1. **Lines of Code** seems like something you could measure, but software *quality* isn’t the same thing as software *quantity.* In fact, there’s research to say that the number of bugs in code is directly proportional to the amount of lines of code, so if you use an unnecessarily large amount of code to solve a problem, you’re probably making things worse. As a general rule **Complexity must be justified*****.*** Writing more code than you need to, because you get punished if you don’t, is bad management and technical malfeasance.
2. **Number of Commits/Number of Completed Tickets**. Some work items are very complicated and require a lot more time. A person who only takes small, easy tickets and completes a lot of them is probably not as valuable to an organization as a person who takes the large, complicated tickets and completes those. In fact you might expect that the more experienced and higher-paid programmers probably focus on the later exclusively.

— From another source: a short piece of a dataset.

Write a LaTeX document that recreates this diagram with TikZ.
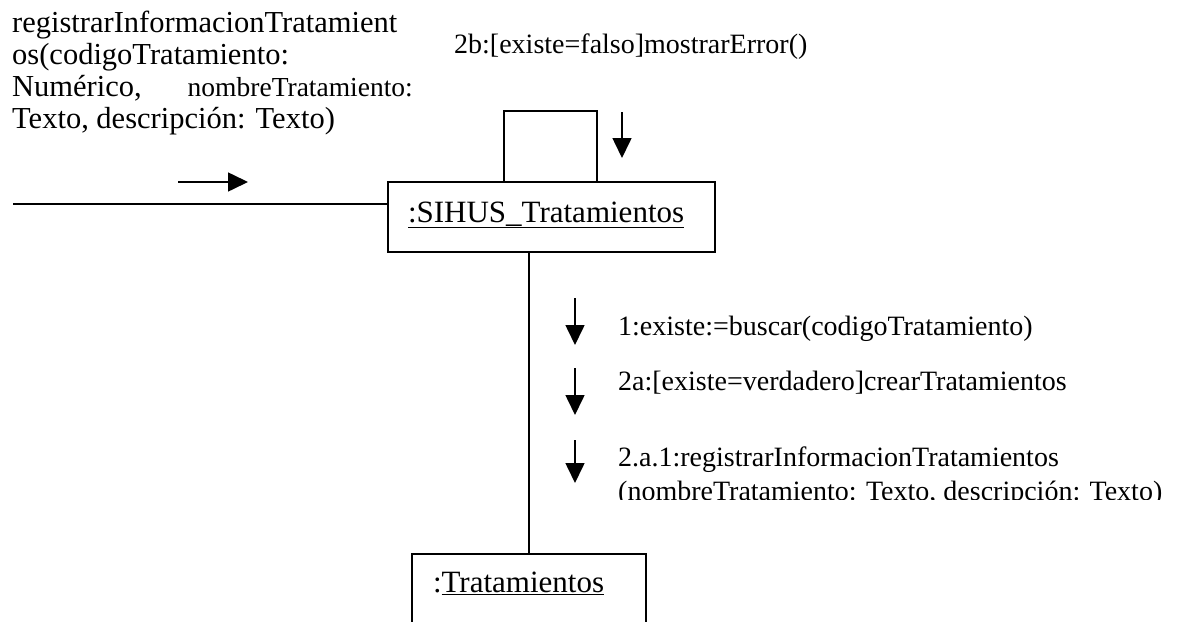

3. **Defects/Regressions.** In other words, is the person breaking things along the way? Are they creating more problems than they solve. A person who seems to get a large volume of work done (see #1 or #2) but they work they produce has lots of problems that require fixes/redeployments/rewriting/hotfixes/etc is probably more hinderance than help. But then again, as systems get larger and more complicated, it gets a lot harder and harder to change one thing without inadvertently causing changes somewhere else. Especially when there is time pressure.

A lot of it is unfortunately subjective. Does it feel to you like the programmer is dependable, reliable, efficient, proficient and competent? Does the work they produce meet the needs of the organization? My suggestion is that you sort of keep yourself aware of what’s going on (without watching over the shoulder, or micro-managing, of course) so that you can make these kinds of subjective judgement calls.